You need these ingredients:
  • 1 tbsp. pure coconut oil
  • 1 large Red Kuri or Hokkaido squash (about 2kg), gutted and diced
  • 2 shallots, roughly chopped
  • 1 bunch of spring onions, cut diagonally into 2cm pieces 
  • 2 fresh longhorn chilis, cut lengthwise into smaller pieces (optional, for extra spiciness)
  • 1 level tbsp. Laos dried spice blend*
  • 1-2 garlic cloves, grated
  • 1 small piece of fresh, peeled ginger, grated
  • 1,5l vegetable stock (without flavour enhancers and yeast) or vegetable broth 
  • 1 can of coconut milk (400ml)
  • Juice of 1-2 limes (depending on size) and some lime zest 
  • 1 heaped tbsp. agave syrup
  • Fresh coriander, roughly chopped 
  • Organic by Berry.En ACTIFLAKES 
  • Himalayan salt, black pepper, soy sauce

* This special spice blend is made from the following dried and ground herbs and spices: Mint, Thai basil, galangal, lemon ginger, coriander seeds, cumin, garlic, kaffir lime leaves, lemongrass, cardamom, turmeric and green chili. Alternatively you can use - depending on aroma and spiciness - 2 heaped tbsp. of instant green Thai curry paste from the glass (vegetarian) - and add fresh Thai basil as well as fresh mint, both finely chopped, to get the typical Laotian taste.

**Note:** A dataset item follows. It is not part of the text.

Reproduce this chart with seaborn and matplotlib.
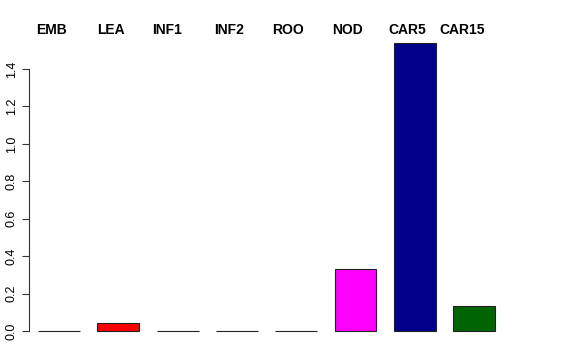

And that’s how you prepare the soup:
  1. Heat the coconut oil in a big pot. Initially sauté the gutted and diced squash in the open pot at higher temperature until there are slight roast aromas.
  2. Add the shallots, spring onions and the chilis and braise for 1-2 minutes. Thereby move the vegetable with a wooden cooking spoon to prevent it from burning. 
  3. Subsequently add the Laos dried spice blend or green Thai curry paste to the vegetable, the grated garlic and ginger as well and sauté all for an additional minute at higher temperature. 
  4. Now cover the squash vegetable with the hot vegetable stock or broth as well as the coconut milk and boil everything briefly at the highest temperature. Thereby move the pot a little and cover halfway with the lid.
  5. Then reduce the heat, add the lime juice and only the green part of the lime peel (the white part tastes very bitter) as well as the agave syrup and simmer the vegetable in the nearly closed pot at medium heat until it has become soft and can be pureed. Before, add half of the roughly chopped fresh coriander. 
  6. Now take out the squash vegetable and some cooking liquid with a ladle, fill into a blender jug, shortly blend at the highest level and return the mixture into the pot. Just as you wish, you can leave the soup more or less chunky. The quickest and easiest way to puree is with a hand blender, directly in the cooking pot to the desired consistency. For this purpose, remove the pot from the cooking zone and place it back again afterwards.
  7. Now simmer and reduce the soup in the open pot only at low temperature for 5-10 minutes, this intensifies its flavour. Finally season to taste with Himalayan salt and black pepper and arrange on soup plates. 
  8. Garnish with the ACTIFLAKES soy flakes and the rest of the chopped coriander and then serve. According to taste, season with additional soy sauce, salt and pepper.

This pumpkin soup is best accompanied by a green salad with a refreshing vinaigrette from cider vinegar and olive oil, a shot of lemon juice, a bit of sour cream, agave syrup, fresh herbs such as chive, dill and parsley as well as some salt and pepper. Pumpkin is very mild, has a basic, buffering effect and therefore tolerates additional seasoning at table.

We wish you an unforgettable and inspiring taste experience!